For starters, I went for the Mexican Braised Brisket with Mango Jicama, Chile, and Roasted Pumpkin Seed Salad. The instructions call for cooking the meat in a dutch oven on the stovetop, but I opted to pressure-cook the meat in my Instant Pot instead. Thirty minutes later, I had fork-tender brisket, cooked in broth, Mexican seasonings, chili, and tomatoes. It has just the right mix of spicy, salty, and savory flavors to hit the spot if and when you’re craving Mexican food. The salad pairs crispy jicama with mango, more chili, roasted pumpkin seeds, and cilantro. The heat matches it to the brisket, but everything else about this salad is the perfect opposite. Slightly sweet from the mango, with crunch from the jicama and the earthy notes of cilantro, it is wonderfully refreshing after a bite of the hot, spicy brisket. And though they’re perfect together, either one of these dishes would make a wonderful potluck or picnic item (for a barbecue, perhaps!) or a quick and flavorful go-to for any meal.

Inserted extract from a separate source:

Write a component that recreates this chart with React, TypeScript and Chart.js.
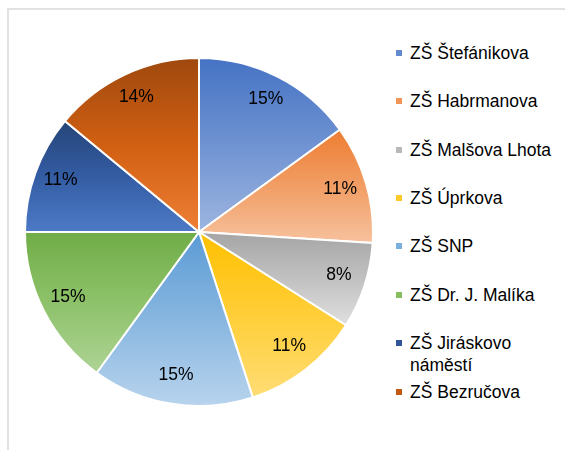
import React, { useEffect, useRef } from "react";
import { Chart, registerables } from "chart.js";

Chart.register(...registerables);

const schools = [
  "ZŠ Štefánikova",
  "ZŠ Habrmanova",
  "ZŠ Malšova Lhota",
  "ZŠ Úprkova",
  "ZŠ SNP",
  "ZŠ Dr. J. Malíka",
  "ZŠ Jiráskovo\nnáměstí",
  "ZŠ Bezručova",
];
const shares = [15, 11, 8, 11, 15, 15, 11, 14];
const baseColors = [
  "#4472C4",
  "#ED7D31",
  "#A5A5A5",
  "#FFC000",
  "#5B9BD5",
  "#70AD47",
  "#264478",
  "#9E480E",
];

const FONT = '"Liberation Sans", Arial, Helvetica, sans-serif';

function hexToHsl(hex: string): [number, number, number] {
  const n = parseInt(hex.slice(1), 16);
  const r = ((n >> 16) & 255) / 255;
  const g = ((n >> 8) & 255) / 255;
  const b = (n & 255) / 255;
  const max = Math.max(r, g, b);
  const min = Math.min(r, g, b);
  const l = (max + min) / 2;
  let h = 0;
  let s = 0;
  if (max !== min) {
    const d = max - min;
    s = l > 0.5 ? d / (2 - max - min) : d / (max + min);
    if (max === r) h = (g - b) / d + (g < b ? 6 : 0);
    else if (max === g) h = (b - r) / d + 2;
    else h = (r - g) / d + 4;
    h *= 60;
  }
  return [h, s * 100, l * 100];
}

function hsl(hex: string, dl: number): string {
  const [h, s, l] = hexToHsl(hex);
  const nl = Math.max(0, Math.min(94, l + dl));
  return `hsl(${h.toFixed(1)}, ${s.toFixed(1)}%, ${nl.toFixed(1)}%)`;
}

function sliceGradient(c: any) {
  const chart = c.chart;
  const area = chart.chartArea;
  const i = c.dataIndex;
  const base = baseColors[i];
  if (!area || i === undefined) return base;
  const cx = (area.left + area.right) / 2;
  const cy = (area.top + area.bottom) / 2;
  const r = Math.min(area.right - area.left, area.bottom - area.top) / 2;
  const data = c.dataset.data as number[];
  const total = data.reduce((a, b) => a + b, 0);
  let before = 0;
  for (let k = 0; k < i; k++) before += data[k];
  const a0 = -Math.PI / 2 + (2 * Math.PI * before) / total;
  const a1 = a0 + (2 * Math.PI * data[i]) / total;
  const ys = [cy, cy + r * Math.sin(a0), cy + r * Math.sin(a1)];
  for (let k = -4; k <= 8; k++) {
    const a = (k * Math.PI) / 2;
    if (a > a0 && a < a1) ys.push(cy + r * Math.sin(a));
  }
  const top = Math.min(...ys);
  const bottom = Math.max(...ys);
  const g = chart.ctx.createLinearGradient(0, top, 0, bottom);
  g.addColorStop(0, hsl(base, 0));
  g.addColorStop(0.5, hsl(base, 11));
  g.addColorStop(1, hsl(base, 23));
  return g;
}

const percentLabels = {
  id: "percentLabels",
  afterDatasetsDraw(chart: any) {
    const ctx = chart.ctx;
    const meta = chart.getDatasetMeta(0);
    const data = chart.data.datasets[0].data as number[];
    const total = data.reduce((a, b) => a + b, 0);
    ctx.save();
    ctx.font = `17.5px ${FONT}`;
    ctx.fillStyle = "#000";
    ctx.textAlign = "center";
    ctx.textBaseline = "middle";
    meta.data.forEach((arc: any, i: number) => {
      const p = arc.getProps(["x", "y", "startAngle", "endAngle", "outerRadius"], true);
      const mid = (p.startAngle + p.endAngle) / 2;
      const rr = p.outerRadius * 0.845;
      const x = p.x + rr * Math.cos(mid);
      const y = p.y + rr * Math.sin(mid) - 2;
      ctx.fillText(`${Math.round((data[i] / total) * 100)}%`, x, y);
    });
    ctx.restore();
  },
};

export default function App() {
  const ref = useRef<HTMLCanvasElement>(null);

  useEffect(() => {
    if (!ref.current) return;
    const chart = new Chart(ref.current, {
      type: "pie",
      data: {
        labels: schools,
        datasets: [
          {
            data: shares,
            backgroundColor: sliceGradient as any,
            borderColor: "#ffffff",
            borderWidth: 2,
          },
        ],
      },
      options: {
        responsive: false,
        animation: false,
        layout: { padding: 0 },
        plugins: {
          legend: { display: false },
          tooltip: { enabled: false },
        },
      },
      plugins: [percentLabels],
    });
    return () => chart.destroy();
  }, []);

  return (
    <div
      style={{
        position: "fixed",
        left: 0,
        top: 0,
        width: 565,
        height: 450,
        overflow: "hidden",
        background: "#fff",
      }}
    >
      <div
        style={{
          position: "absolute",
          left: 7,
          top: 8,
          width: 700,
          height: 600,
          borderLeft: "2px solid #e2e2e2",
          borderTop: "2px solid #e2e2e2",
        }}
      />
      <canvas
        ref={ref}
        width={350}
        height={350}
        style={{ position: "absolute", left: 24, top: 57, width: 350, height: 350 }}
      />
      {schools.map((name, i) => (
        <div
          key={name}
          style={{
            position: "absolute",
            left: 396,
            top: 52.7 + i * 48.4 - 11,
            display: "flex",
            alignItems: "flex-start",
            fontFamily: FONT,
            fontSize: 17.5,
            lineHeight: "22px",
            color: "#000",
            whiteSpace: "pre-line",
          }}
        >
          <span
            style={{
              display: "inline-block",
              width: 6,
              height: 6,
              marginTop: 8,
              marginRight: 8,
              background: hsl(baseColors[i], 8),
            }}
          />
          <span>{name}</span>
        </div>
      ))}
    </div>
  );
}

I opted for the Tuscan Chicken Soup with Kale Ribbons to help get rid of some spare carrots and kale I had lying around. I love soups because they’re usually ready quickly without a lot of work (30 minutes for this one) and are often a complete meal in and of themselves. That’s what makes them such a great breakfast or weekday lunch! Combining carrots, celery, onion, tomatoes, and kale, this is a hearty soup even before you take into account the chicken. Seasoned only with poultry seasoning and lemon zest, it is to die for. Seriously. Just two ingredients plus ground chicken equals some of the most flavorful chicken I’ve ever had. See what I mean about simplicity being delicious? I am so going to make meatballs out of this recipe!
I love fruit soups for a simple, beautiful, micronutrient-rich dessert. Here in Texas, they’re good year-round, but some fruits just suit certain seasons and climes. This Strawberry-Cantaloupe Soup with Lime and Mint is a wonderful warm-weather treat, not only because it’s served cold, but because all you have to do is puree the ingredients in a blender. No standing over a hot stove for this one! Cantaloupe and mint are such a refreshing combination and the tartness of the strawberries and lime add perfect depth so the dish isn’t overly sweet. I opted to swap the dry white wine in the recipe for white grape juice and though I know alcohol makes everything more fun, we were all more than happy to sit down to this cooling dessert, especially after the spicy brisket! If needed, I think any fruit juice would make a great sub for the wine and would also recommend pineapple or cranberry if you happen to have those on hand.
The Real Paleo Diet Cookbook is a wonderful reminder that the foods our bodies need–meat and seafood, vegetables, and fruit–can also be the foods we want. I know treats and non-Paleo foods can be tempting, but I’ll take one of Dr. Cordain’s pork roasts or grilled steaks any day. Not only because they won’t give me a bellyache, but because his inventive sides, seasonings, and sauces bring unexpected, delightful depth to ordinary ingredients. If you want to learn to cook real, simple food in a way that sounds and looks gourmet, this is the place to start!